The Piano Pieces for Young and Old are as much part of Nielsen’s own self declared credo of ‘clarity, simplicity and strength’ as any of his other works. Again, Bjørkøe takes each miniature as a jewel in its own right, not imposing artificial significance on straightforward exercises, but nonetheless imbuing each with its own musical power and expressive weight in an unfussy, unmannered, but entirely compelling fashion. The same goes for the little Piano Piece, a minor flourish, but genuine Nielsen for all that.

For those interested, the cover art for this release is a painting from around 1898/1902 by Vilhelm Hammershøi, whose atmospheric, silent interiors are most certainly worth further investigation. As if you hadn’t guessed already, I am entirely sold on this new set of Nielsen’s piano music, and would recommend it to anyone wanting to explore beyond the symphonies.
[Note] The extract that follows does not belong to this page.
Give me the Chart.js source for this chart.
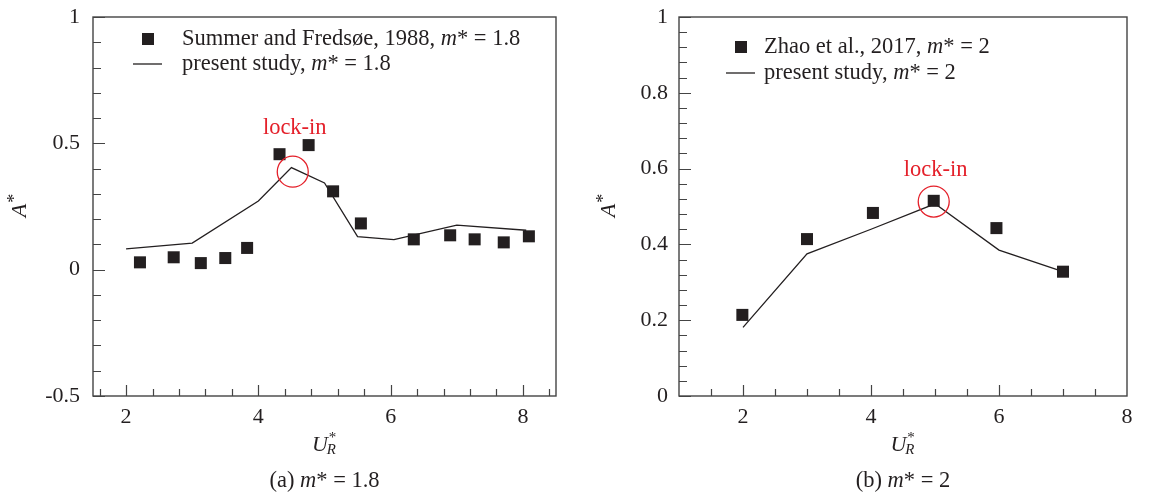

The recording is rich and full, the piano sound of demonstration quality, and captured close enough to reveal a whiff the felt dampers rising with the pedal, but also with a sympathetic spaciousness and a pleasant, non-intrusive resonance. I would also recommend this recording to anyone who has tried Nielsen’s piano works and found them ‘hard going’. No, they are not always the easiest of works, but listeners should find they get out of the pieces as much as they invest in terms of their own efforts, and Christina Bjørkøe rewards us at every turn. Do I prefer this to Martin Roscoe’s Hyperion set? Yes, but, as I found Mina Miller’s set to be complimentary to Roscoe’s, I also find Roscoe’s complimentary to Bjørkøe’s in many ways and certainly won’t want to be without it in the future. You may not always want the real extremes which Bjørkøe gives to the music, and some may not find these aspects of her playing entirely convincing. I do however, and find going back to other players that I miss the intensity and variety of expression Bjørkøe finds in the music. She has Nielsen under her skin in a way I’ve never heard before, and it’s been a real revelation. Sorry guys – but I urge you, buy Danish.